_Instructions for the task_
Omit all images. Transcribe the rest of the material below exactly.

_Task inputs_
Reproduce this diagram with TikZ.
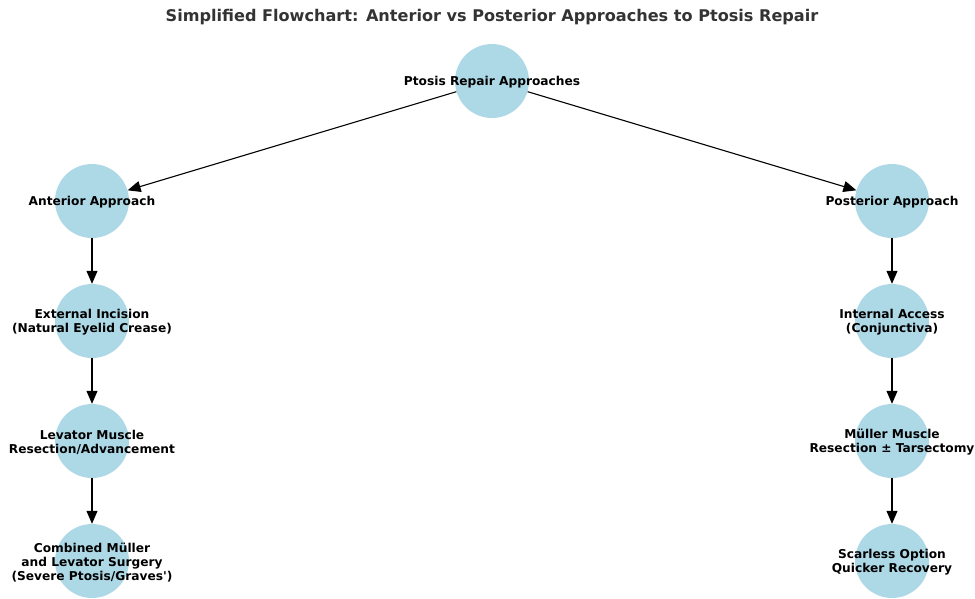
\documentclass[tikz,border=0pt]{standalone}
\usepackage{fontspec}
\setmainfont{DejaVu Sans}
\usetikzlibrary{arrows.meta}

\definecolor{bubblefill}{HTML}{ADD8E6}
\definecolor{titlegray}{HTML}{333333}

\tikzset{
  bubble/.style={circle,fill=bubblefill,inner sep=0pt,minimum size=74pt},
  caption/.style={align=center,yshift=-1.2pt,font=\fontsize{12.2}{14}\selectfont\bfseries},
  flow/.style={line width=1.1pt,-{Triangle[length=13pt,width=11pt]}}
}

\begin{document}
\begin{tikzpicture}[x=1pt,y=-1pt]
            \useasboundingbox (0,0) rectangle (975,599);
            \node[font=\fontsize{16.1}{18}\selectfont\bfseries,text=titlegray] (title) at (492,17) {Simplified Flowchart: Anterior vs Posterior Approaches to Ptosis Repair};
            % top
            \node[bubble,label={[caption]center:Ptosis Repair Approaches}] (root) at (492,81) {};
            % anterior side
            \node[bubble,label={[caption]center:Anterior Approach}] (ant) at (92,201) {};
            \node[bubble,label={[caption]center:External Incision\\(Natural Eyelid Crease)}] (ext) at (92,321) {};
            \node[bubble,label={[caption]center:Levator Muscle\\Resection/Advancement}] (lev) at (92,441) {};
            \node[bubble,label={[caption]center:Combined Müller\\and Levator Surgery\\(Severe Ptosis/Graves\textquotesingle)}] (comb) at (92,561) {};
            % posterior side
            \node[bubble,label={[caption]center:Posterior Approach}] (post) at (892,201) {};
            \node[bubble,label={[caption]center:Internal Access\\(Conjunctiva)}] (int) at (892,321) {};
            \node[bubble,label={[caption]center:Müller Muscle\\Resection ± Tarsectomy}] (mul) at (892,441) {};
            \node[bubble,label={[caption]center:Scarless Option\\Quicker Recovery}] (scar) at (892,561) {};
            \draw[flow] (root) -- (ant);
            \draw[flow] (root) -- (post);
            \foreach \a/\b in {ant/ext,ext/lev,lev/comb,post/int,int/mul,mul/scar}
                \draw[flow] (\a) -- (\b);
        \end{tikzpicture}
\end{document}
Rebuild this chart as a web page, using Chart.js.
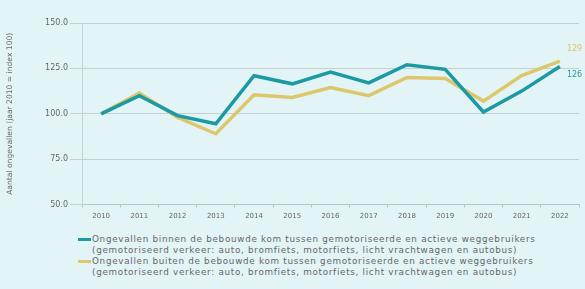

_Right answer_
Reproduce this diagram with TikZ.
\documentclass[tikz,border=0pt]{standalone}
\usepackage{fontspec}
\setmainfont{DejaVu Sans}
\usetikzlibrary{arrows.meta}

\definecolor{bubblefill}{HTML}{ADD8E6}
\definecolor{titlegray}{HTML}{333333}

\tikzset{
  bubble/.style={circle,fill=bubblefill,inner sep=0pt,minimum size=74pt},
  caption/.style={align=center,yshift=-1.2pt,font=\fontsize{12.2}{14}\selectfont\bfseries},
  flow/.style={line width=1.1pt,-{Triangle[length=13pt,width=11pt]}}
}

\begin{document}
\begin{tikzpicture}[x=1pt,y=-1pt]
            \useasboundingbox (0,0) rectangle (975,599);
            \node[font=\fontsize{16.1}{18}\selectfont\bfseries,text=titlegray] (title) at (492,17) {Simplified Flowchart: Anterior vs Posterior Approaches to Ptosis Repair};
            % top
            \node[bubble,label={[caption]center:Ptosis Repair Approaches}] (root) at (492,81) {};
            % anterior side
            \node[bubble,label={[caption]center:Anterior Approach}] (ant) at (92,201) {};
            \node[bubble,label={[caption]center:External Incision\\(Natural Eyelid Crease)}] (ext) at (92,321) {};
            \node[bubble,label={[caption]center:Levator Muscle\\Resection/Advancement}] (lev) at (92,441) {};
            \node[bubble,label={[caption]center:Combined Müller\\and Levator Surgery\\(Severe Ptosis/Graves\textquotesingle)}] (comb) at (92,561) {};
            % posterior side
            \node[bubble,label={[caption]center:Posterior Approach}] (post) at (892,201) {};
            \node[bubble,label={[caption]center:Internal Access\\(Conjunctiva)}] (int) at (892,321) {};
            \node[bubble,label={[caption]center:Müller Muscle\\Resection ± Tarsectomy}] (mul) at (892,441) {};
            \node[bubble,label={[caption]center:Scarless Option\\Quicker Recovery}] (scar) at (892,561) {};
            \draw[flow] (root) -- (ant);
            \draw[flow] (root) -- (post);
            \foreach \a/\b in {ant/ext,ext/lev,lev/comb,post/int,int/mul,mul/scar}
                \draw[flow] (\a) -- (\b);
        \end{tikzpicture}
\end{document}
Rebuild this chart as a web page, using Chart.js.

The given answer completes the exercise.